→ TO DO
Exactly the lines from the one containing "Reproduce this chart with D3.js." through the one containing "const g = svg.append('g').attr('transform', 'translate('" are to be returned, please, without any pictures.

→ AVAILABLE RECORDS

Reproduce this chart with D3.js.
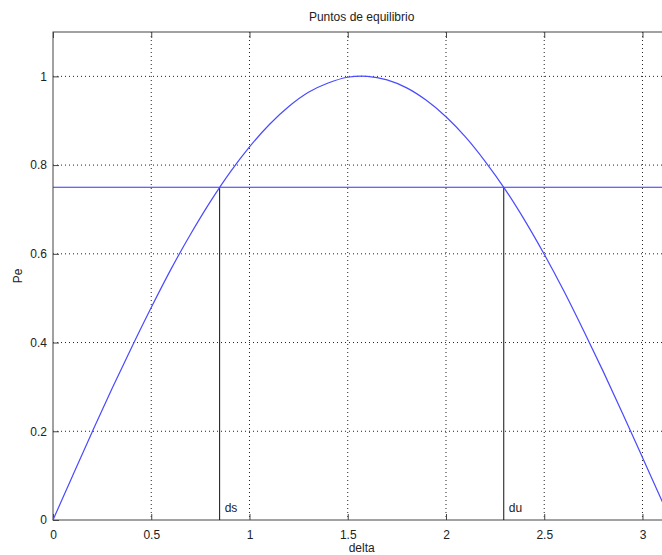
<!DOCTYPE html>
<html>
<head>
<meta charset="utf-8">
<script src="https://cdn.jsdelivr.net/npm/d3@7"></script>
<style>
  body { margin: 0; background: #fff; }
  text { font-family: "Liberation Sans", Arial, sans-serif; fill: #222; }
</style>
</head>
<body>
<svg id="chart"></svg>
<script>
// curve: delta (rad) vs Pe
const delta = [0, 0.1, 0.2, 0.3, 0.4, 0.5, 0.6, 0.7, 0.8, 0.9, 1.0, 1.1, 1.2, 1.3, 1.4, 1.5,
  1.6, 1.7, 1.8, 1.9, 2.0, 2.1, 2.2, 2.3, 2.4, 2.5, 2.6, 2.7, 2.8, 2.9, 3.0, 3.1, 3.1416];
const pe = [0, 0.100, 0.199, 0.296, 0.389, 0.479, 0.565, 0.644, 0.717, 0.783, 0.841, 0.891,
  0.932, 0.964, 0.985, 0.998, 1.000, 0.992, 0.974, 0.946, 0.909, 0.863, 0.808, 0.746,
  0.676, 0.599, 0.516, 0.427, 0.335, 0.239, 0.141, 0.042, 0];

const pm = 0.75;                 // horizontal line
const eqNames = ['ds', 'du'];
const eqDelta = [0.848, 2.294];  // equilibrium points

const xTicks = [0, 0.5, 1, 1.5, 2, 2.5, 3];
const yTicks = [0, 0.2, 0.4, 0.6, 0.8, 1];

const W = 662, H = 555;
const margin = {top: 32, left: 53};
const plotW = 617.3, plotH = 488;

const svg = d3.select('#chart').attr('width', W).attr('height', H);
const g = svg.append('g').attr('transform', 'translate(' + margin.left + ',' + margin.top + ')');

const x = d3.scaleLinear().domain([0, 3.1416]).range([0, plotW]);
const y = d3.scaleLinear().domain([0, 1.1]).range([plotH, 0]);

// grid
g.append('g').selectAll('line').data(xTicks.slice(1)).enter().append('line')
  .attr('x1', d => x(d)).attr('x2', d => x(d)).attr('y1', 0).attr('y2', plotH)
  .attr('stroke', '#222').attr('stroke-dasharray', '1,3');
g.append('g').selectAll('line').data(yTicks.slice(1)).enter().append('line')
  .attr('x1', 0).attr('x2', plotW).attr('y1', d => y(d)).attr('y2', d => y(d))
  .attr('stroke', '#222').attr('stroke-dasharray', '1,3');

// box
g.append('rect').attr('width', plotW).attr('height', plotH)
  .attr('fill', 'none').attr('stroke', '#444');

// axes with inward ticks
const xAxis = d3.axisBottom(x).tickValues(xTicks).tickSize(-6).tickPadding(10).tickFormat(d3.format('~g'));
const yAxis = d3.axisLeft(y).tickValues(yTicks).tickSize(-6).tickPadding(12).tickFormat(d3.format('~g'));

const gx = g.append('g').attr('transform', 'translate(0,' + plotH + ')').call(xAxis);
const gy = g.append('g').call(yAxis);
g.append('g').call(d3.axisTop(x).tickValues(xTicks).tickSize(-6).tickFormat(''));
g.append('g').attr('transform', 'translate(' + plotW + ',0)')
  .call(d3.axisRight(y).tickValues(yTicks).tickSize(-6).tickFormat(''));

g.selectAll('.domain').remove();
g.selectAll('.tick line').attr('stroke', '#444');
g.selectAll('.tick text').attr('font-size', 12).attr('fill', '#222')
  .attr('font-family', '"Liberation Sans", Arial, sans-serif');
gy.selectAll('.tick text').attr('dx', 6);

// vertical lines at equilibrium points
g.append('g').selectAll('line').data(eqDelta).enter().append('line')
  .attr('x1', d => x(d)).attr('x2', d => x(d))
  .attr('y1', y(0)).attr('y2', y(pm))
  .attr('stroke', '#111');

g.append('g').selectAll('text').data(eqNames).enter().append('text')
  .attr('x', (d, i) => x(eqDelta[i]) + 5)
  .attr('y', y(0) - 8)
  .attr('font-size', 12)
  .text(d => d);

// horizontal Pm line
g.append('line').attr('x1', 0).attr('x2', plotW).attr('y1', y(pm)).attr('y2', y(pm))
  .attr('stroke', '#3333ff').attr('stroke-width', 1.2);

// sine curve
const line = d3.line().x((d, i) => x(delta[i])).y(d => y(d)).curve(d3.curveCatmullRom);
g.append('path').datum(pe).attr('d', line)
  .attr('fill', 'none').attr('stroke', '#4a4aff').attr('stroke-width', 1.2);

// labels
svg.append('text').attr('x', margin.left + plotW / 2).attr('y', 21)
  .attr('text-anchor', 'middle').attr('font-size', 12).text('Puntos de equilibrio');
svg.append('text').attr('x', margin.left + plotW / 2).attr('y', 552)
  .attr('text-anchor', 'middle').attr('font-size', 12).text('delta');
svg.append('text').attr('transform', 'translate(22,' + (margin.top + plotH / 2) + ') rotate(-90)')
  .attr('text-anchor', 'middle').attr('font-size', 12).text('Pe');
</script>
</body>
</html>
==
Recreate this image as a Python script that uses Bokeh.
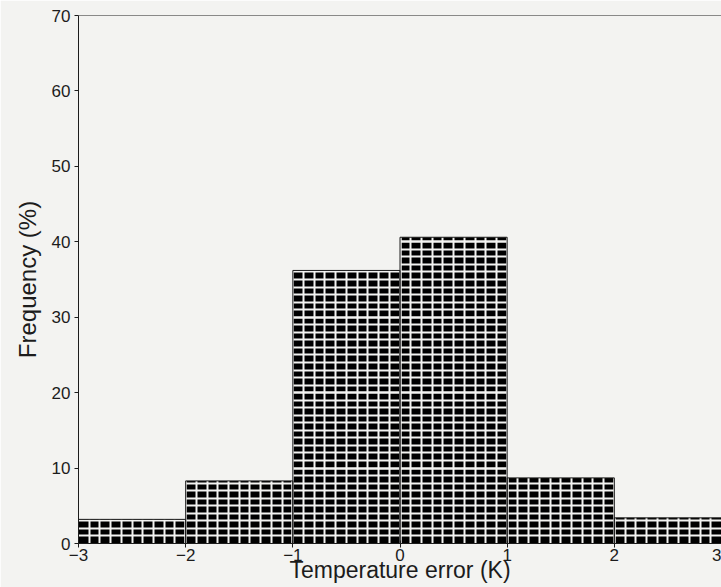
---
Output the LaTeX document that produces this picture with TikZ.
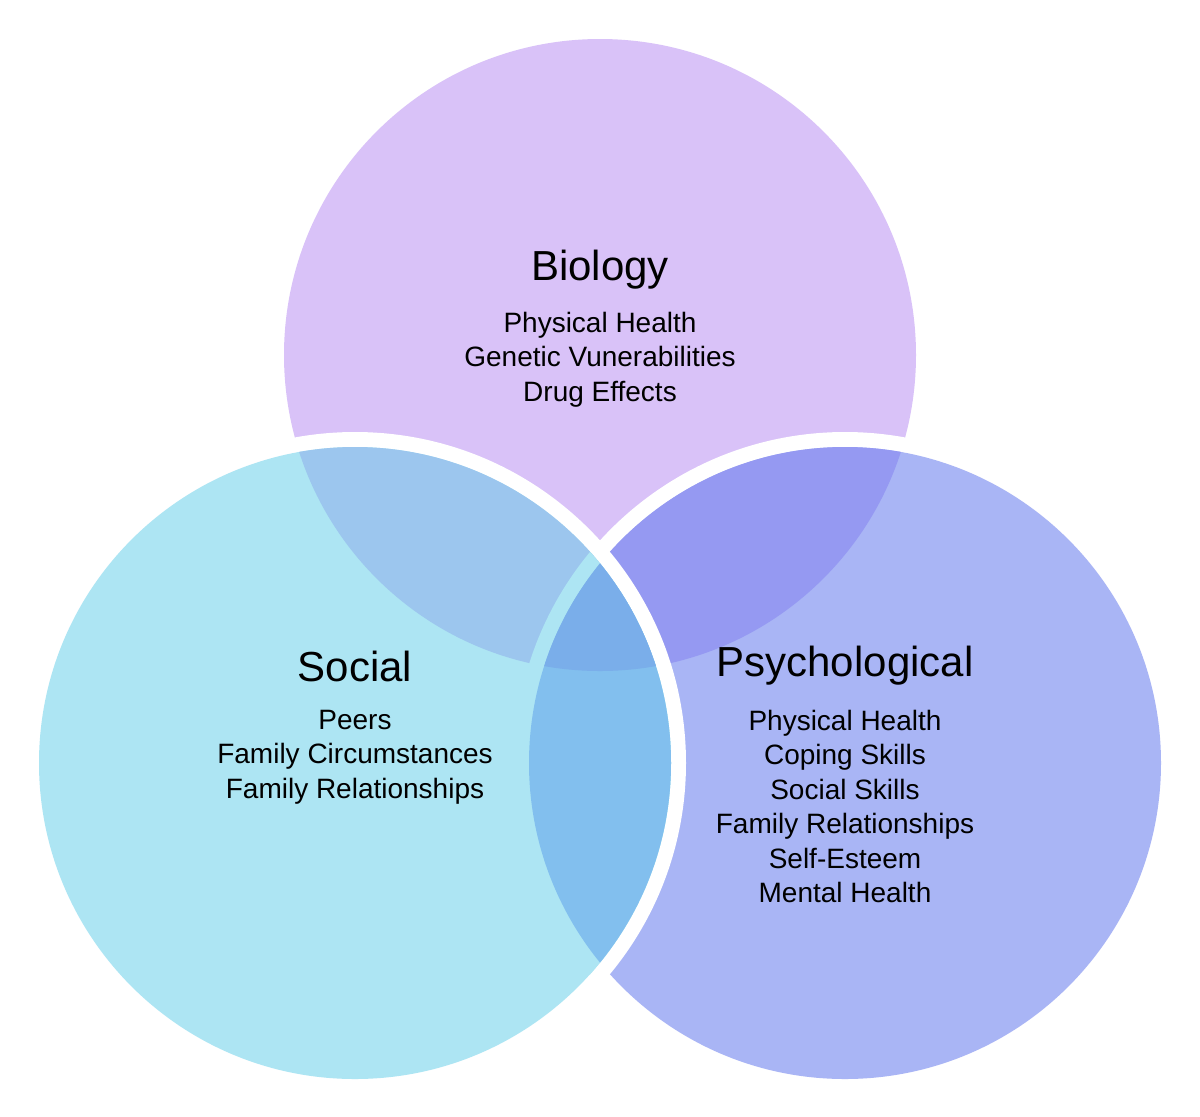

→ RESULT FOR THIS EXERCISE
Reproduce this chart with D3.js.
<!DOCTYPE html>
<html>
<head>
<meta charset="utf-8">
<script src="https://cdn.jsdelivr.net/npm/d3@7"></script>
<style>
  body { margin: 0; background: #fff; }
  text { font-family: "Liberation Sans", Arial, sans-serif; fill: #222; }
</style>
</head>
<body>
<svg id="chart"></svg>
<script>
// curve: delta (rad) vs Pe
const delta = [0, 0.1, 0.2, 0.3, 0.4, 0.5, 0.6, 0.7, 0.8, 0.9, 1.0, 1.1, 1.2, 1.3, 1.4, 1.5,
  1.6, 1.7, 1.8, 1.9, 2.0, 2.1, 2.2, 2.3, 2.4, 2.5, 2.6, 2.7, 2.8, 2.9, 3.0, 3.1, 3.1416];
const pe = [0, 0.100, 0.199, 0.296, 0.389, 0.479, 0.565, 0.644, 0.717, 0.783, 0.841, 0.891,
  0.932, 0.964, 0.985, 0.998, 1.000, 0.992, 0.974, 0.946, 0.909, 0.863, 0.808, 0.746,
  0.676, 0.599, 0.516, 0.427, 0.335, 0.239, 0.141, 0.042, 0];

const pm = 0.75;                 // horizontal line
const eqNames = ['ds', 'du'];
const eqDelta = [0.848, 2.294];  // equilibrium points

const xTicks = [0, 0.5, 1, 1.5, 2, 2.5, 3];
const yTicks = [0, 0.2, 0.4, 0.6, 0.8, 1];

const W = 662, H = 555;
const margin = {top: 32, left: 53};
const plotW = 617.3, plotH = 488;

const svg = d3.select('#chart').attr('width', W).attr('height', H);
const g = svg.append('g').attr('transform', 'translate(' + margin.left + ',' + margin.top + ')');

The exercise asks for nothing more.